By now you should be familiar with Goodhart’s Law: any measure that becomes a target ceases to become a good measure. If we pass this target on to our teams as-is, then we risk creating a perverse incentive. Team members could, hypothetically, say “good morning” to Claude each day as a box-ticking exercise, or (my favourite technique) ask Claude to recite the alphabet until their usage quota is met. The usage target tells employees to use the tool, but doesn’t show them the value upfront. Now they have to juggle both their day job and AI experimentation. You’ve added another responsibility to their role. Usage targets, adoption targets, token targets, whatever you’re calling it, they are a spectacularly bad idea.
Adoption of a new tool requires a change to “the way it has always been”. You change the culture by demonstrating the value in a new way of working1. I’d find a business objective first—a good objective would be one which has a fifty-percent chance of being met because it’s not a given. I would create a “market demand” for productive tooling: ask yourself “how can the objective be more ambitious?”. Find the bar and raise it.

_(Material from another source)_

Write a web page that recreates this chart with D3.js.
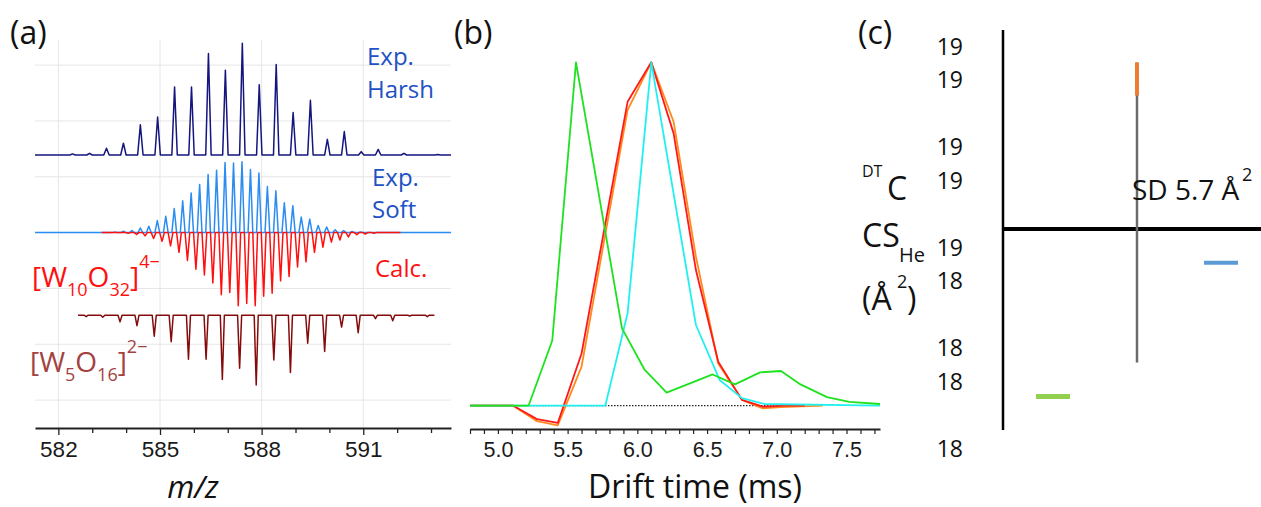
<!DOCTYPE html>
<html><head><meta charset="utf-8">
<script src="https://cdn.jsdelivr.net/npm/d3@7"></script>
<style>body{margin:0;background:#fff} svg{display:block}</style>
</head><body>
<svg id="chart" width="1261" height="507"></svg>
<script>
// ===== Panel (a): isotope peaks (m/z, relative intensity %) =====
const harshMz  = [582.42,582.92,583.42,583.92,584.42,584.93,585.43,585.93,586.43,586.93,587.43,587.93,588.43,588.93,589.44,589.94,590.44,590.94,591.44,592.2,593.2];
const harshInt = [1,1.5,6,10.5,27,34,61,61,91,76,100,63,81,38,49,14,21,3,5,1.5,0.5];
const softMz  = [583.67,583.92,584.17,584.42,584.67,584.92,585.17,585.42,585.67,585.92,586.17,586.42,586.67,586.92,587.17,587.42,587.67,587.92,588.17,588.42,588.67,588.92,589.17,589.42,589.67,589.92,590.17,590.42,590.67,590.92];
const softInt = [1,2,3,6.5,9,17,23,34,45,56,68,82,88,99,98,100,89,84,65,59,42,38,22,19,10,8,4,3,1.5,1];
const calcMz  = [584.06,584.31,584.56,584.81,585.06,585.31,585.56,585.81,586.06,586.31,586.56,586.81,587.06,587.31,587.56,587.81,588.06,588.31,588.56,588.81,589.06,589.31,589.56,589.81,590.06,590.31,590.56,590.81,591.06,591.31];
const calcInt = [1,2.5,4.5,8,12,18,27,38,50,58,69,85,82,100,97,100,87,83,66,60,47,40,27,20,13,10,6,3,2,1];
const w5Mz  = [582.82,583.31,583.82,584.32,584.83,585.33,585.84,586.36,586.84,587.35,587.84,588.36,588.85,589.36,589.86,590.36,590.85,591.36,591.87,592.37,592.89];
const w5Int = [2,3,9.5,15,30,38,63,63,92,76,100,64,82,40,52,17,25,5,8,1,2];
const aTicks = [582,583,584,585,586,587,588,589,590,591,592,593];
const aTickLabels = [582,585,588,591];
const aGridLevels = [0,1,2,3,4,5,6];

// ===== Panel (b): arrival time distributions (normalised) =====
const greenT = [4.80,5.22,5.39,5.56,5.89,6.05,6.21,6.54,6.70,6.88,7.03,7.17,7.36,7.52,7.74];
const greenV = [0,0,0.19,1.0,0.225,0.106,0.038,0.091,0.062,0.097,0.101,0.062,0.025,0.011,0.005];
const redT = [4.80,5.11,5.28,5.43,5.60,5.93,6.10,6.26,6.42,6.58,6.75,6.90,7.06,7.20];
const redV = [0,0,-0.039,-0.05,0.152,0.885,1.0,0.793,0.395,0.128,0.017,-0.003,0,0];
const orangeT = [4.80,5.11,5.28,5.43,5.60,5.93,6.10,6.26,6.42,6.58,6.75,6.90,7.03,7.33];
const orangeV = [0,0,-0.045,-0.057,0.114,0.861,1.0,0.827,0.434,0.123,0.017,-0.008,-0.004,0];
const cyanT = [4.80,5.77,5.93,6.10,6.42,6.59,6.75,6.91,7.74];
const cyanV = [0,0,0.269,1.0,0.235,0.075,0.022,0.005,0];
const baseT = [4.80,7.05];
const baseV = [0,0];
const bTicks = d3.range(48,78).map(d => d/10);
const bTickLabels = [5.0,5.5,6.0,6.5,7.0,7.5];

// ===== Panel (c): CCS values =====
const cCategories = ["A","B","C"];
const cDashValues = {A:18.054, C:18.453};
const cErrLow = 18.155, cErrHigh = 19.051;
const cBarLow = 18.952, cBarHigh = 19.051;
const cAxisCross = 18.554;
const cTickValues = [17.9,18.1,18.2,18.4,18.5,18.7,18.8,19.0,19.1];
const cTickLabels = ["18","18","18","18","19","19","19","19","19"];

const svg = d3.select("#chart");
const SANS = "'Open Sans', sans-serif";
const ARIAL = "'Liberation Sans', Arial, sans-serif";

// ---------------- Panel (a) ----------------
const xA = d3.scaleLinear().domain([581.31,593.59]).range([35,451]);
const yA = d3.scaleLinear().domain([-0.5,6.45]).range([428,40]);
const gA = svg.append("g");
gA.selectAll("line.hg").data(aGridLevels).join("line")
  .attr("x1",xA.range()[0]).attr("x2",xA.range()[1])
  .attr("y1",d=>yA(d)).attr("y2",d=>yA(d))
  .attr("stroke","#e6e6e6").attr("stroke-width",1);
gA.selectAll("line.vg").data(aTickLabels).join("line")
  .attr("x1",d=>xA(d)).attr("x2",d=>xA(d))
  .attr("y1",yA(6.45)).attr("y2",yA(-0.5))
  .attr("stroke","#e6e6e6").attr("stroke-width",1);

function spectrum(mz, inten, base, amp, dir, start, end, w){
  const pts = [[start,0]];
  mz.forEach((m,i)=>{ pts.push([m-w,0],[m,inten[i]],[m+w,0]); });
  pts.push([end,0]);
  return d3.line().x(d=>xA(d[0])).y(d=>yA(base + dir*amp*d[1]/100))(pts);
}
const traces = [
  {mz:harshMz,int:harshInt,base:4.39,amp:2.0,dir:1,s:581.31,e:593.59,w:0.08,c:"#15157f"},
  {mz:softMz,int:softInt,base:3.0,amp:1.27,dir:1,s:581.31,e:593.59,w:0.07,c:"#2b8cf2"},
  {mz:calcMz,int:calcInt,base:3.0,amp:1.31,dir:-1,s:583.28,e:592.1,w:0.07,c:"#ff1010"},
  {mz:w5Mz,int:w5Int,base:1.52,amp:1.25,dir:-1,s:582.58,e:593.1,w:0.06,c:"#850a0a"}
];
traces.forEach(t=>{
  gA.append("path").attr("d",spectrum(t.mz,t.int,t.base,t.amp,t.dir,t.s,t.e,t.w))
    .attr("fill","none").attr("stroke",t.c).attr("stroke-width",1.5).attr("stroke-linejoin","round");
});
const axA = gA.append("g").attr("transform","translate(0,428)")
  .call(d3.axisBottom(xA).tickValues(aTicks).tickSizeOuter(0)
    .tickFormat(d=>aTickLabels.includes(d)?String(d):""));
axA.select(".domain").attr("stroke","#222").attr("stroke-width",2);
axA.selectAll(".tick line").attr("stroke","#222").attr("stroke-width",1.3)
  .attr("y2",d=>aTickLabels.includes(d)?7:5);
axA.selectAll(".tick text").attr("font-family",ARIAL).attr("font-size",22.5)
  .attr("fill","#1a1a1a").attr("y",13).attr("dy","0.71em");

// labels panel (a)
const expC = "#2152c4";
function txt(x,y,s,size,color,extra){
  const t = svg.append("text").attr("x",x).attr("y",y).text(s)
    .attr("font-family",SANS).attr("font-size",size).attr("fill",color);
  if(extra) extra(t);
  return t;
}
txt(10,44,"(a)",32,"#111");
txt(454,44,"(b)",32,"#111");
txt(858,44,"(c)",32,"#111");
txt(367,65,"Exp.",24,expC);
txt(367,98,"Harsh",24,expC);
txt(372,186,"Exp.",24,expC);
txt(372,218,"Soft",24,expC);
txt(375,277,"Calc.",24,"#ff1010");
function formula(x,y,parts,color){
  const t = svg.append("text").attr("x",x).attr("y",y).attr("font-family",SANS).attr("fill",color);
  parts.forEach(p=>{
    t.append("tspan").text(p[0]).attr("font-size",p[1]).attr("dy",p[2]);
  });
}
formula(32,287,[["[W",28,0],["10",18,9],["O",28,-9],["32",18,9],["]",28,-9],["4\u2212",18,-19]],"#ff1010");
formula(30,372,[["[W",28,0],["5",18,9],["O",28,-9],["16",18,9],["]",28,-9],["2\u2212",18,-19]],"#a3423f");
svg.append("text").attr("x",193).attr("y",498).attr("text-anchor","middle")
  .attr("font-family",SANS).attr("font-size",31).attr("font-style","italic").attr("fill","#111").text("m/z");

// ---------------- Panel (b) ----------------
const xB = d3.scaleLinear().domain([4.8,7.74]).range([470,880]);
const yB = d3.scaleLinear().domain([0,1]).range([405.7,62.3]);
const gB = svg.append("g");
const lineB = d3.line().x(d=>xB(d[0])).y(d=>yB(d[1]));
const zipTV = (T,V)=>T.map((t,i)=>[t,V[i]]);
gB.append("path").attr("d",lineB(zipTV(baseT,baseV))).attr("fill","none")
  .attr("stroke","#222").attr("stroke-width",1.2).attr("stroke-dasharray","1.5,1.5");
[[orangeT,orangeV,"#ff8a1c"],[redT,redV,"#ff1a1a"],[cyanT,cyanV,"#22f0f0"],[greenT,greenV,"#1ee21e"]]
  .forEach(([T,V,c])=>{
    gB.append("path").attr("d",lineB(zipTV(T,V))).attr("fill","none")
      .attr("stroke",c).attr("stroke-width",1.8).attr("stroke-linejoin","round");
  });
const axB = gB.append("g").attr("transform","translate(0,429)")
  .call(d3.axisBottom(xB).tickValues(bTicks).tickSizeOuter(0)
    .tickFormat(d=>bTickLabels.some(v=>Math.abs(v-d)<1e-6)?d3.format(".1f")(d):""));
axB.select(".domain").attr("stroke","#222").attr("stroke-width",2);
axB.selectAll(".tick line").attr("stroke","#222").attr("stroke-width",1.2).attr("y2",5);
axB.selectAll(".tick text").attr("font-family",ARIAL).attr("font-size",21.5)
  .attr("fill","#1a1a1a").attr("y",13).attr("dy","0.71em");
svg.append("text").attr("x",695).attr("y",498).attr("text-anchor","middle")
  .attr("font-family",SANS).attr("font-size",32).attr("fill","#111").text("Drift time (ms)");

// ---------------- Panel (c) ----------------
const yC = d3.scaleLinear().domain([17.9,19.1]).range([448,46]);
const xC = d3.scalePoint().domain(cCategories).range([1053,1221]);
const gC = svg.append("g");
gC.append("line").attr("x1",1003).attr("x2",1003).attr("y1",30).attr("y2",430)
  .attr("stroke","#000").attr("stroke-width",2.5);
gC.append("line").attr("x1",1003).attr("x2",1261).attr("y1",yC(cAxisCross)).attr("y2",yC(cAxisCross))
  .attr("stroke","#000").attr("stroke-width",4);
gC.append("line").attr("x1",xC("B")).attr("x2",xC("B")).attr("y1",yC(cErrLow)).attr("y2",yC(cErrHigh))
  .attr("stroke","#6b6b6b").attr("stroke-width",2.5);
gC.append("line").attr("x1",xC("B")).attr("x2",xC("B")).attr("y1",yC(cBarLow)).attr("y2",yC(cBarHigh))
  .attr("stroke","#ED7D31").attr("stroke-width",4);
gC.append("line").attr("x1",xC("A")-17).attr("x2",xC("A")+17).attr("y1",yC(cDashValues.A)).attr("y2",yC(cDashValues.A))
  .attr("stroke","#92D050").attr("stroke-width",5);
gC.append("line").attr("x1",xC("C")-17).attr("x2",xC("C")+17).attr("y1",yC(cDashValues.C)).attr("y2",yC(cDashValues.C))
  .attr("stroke","#5B9BD5").attr("stroke-width",4);
gC.selectAll("text.ct").data(cTickValues).join("text")
  .attr("x",963).attr("y",d=>yC(d)+8.5).attr("text-anchor","end")
  .attr("font-family",SANS).attr("font-size",23).attr("fill","#111")
  .text((d,i)=>cTickLabels[i]);
txt(862,177,"DT",16,"#111");
txt(887,200,"C",32,"#111");
txt(862,247,"CS",32,"#111");
txt(899,262,"He",20,"#111");
txt(862,310,"(Å",32,"#111");
txt(897,288,"2",18,"#111");
txt(907,310,")",32,"#111");
txt(1132,200,"SD 5.7 Å",28,"#111");
txt(1242,181,"2",18,"#111");
</script>
</body></html>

Then I would roll out new AI tools to any employee who wants to make use of them. There will be early adopters, so find them and elevate their voice, social proof is the best kind of proof. Identify your team’s pain-points as opportunities to try new techniques with AI. And once you’ve found some concrete use cases, expect to invest more resources: good tooling is not just one-and-done, you need to maintain it by assembling a team around it. Find a use case for AI which is so valuable to the business that becomes a part of the infrastructure. That’s how you’ll hit 100% adoption in a meaningful way.
100% adoption is impossible to achieve through direct instruction. The change needs to be cultural (people see the value of the new way to work) and structural (AI is reliable enough and productive enough to use every day). It’s the kind of change which sneaks up on you, and once it has taken root you forget how it was before. People tend to be stubborn and resistant to change (like me!) so follow the existing culture first, finding ways to solve real problems with AI, and then prove that this new technology is worth the initial discomfort. Lead by example, and deliver key results using the thing you’re trying to introduce, otherwise your mandate is purely speculative.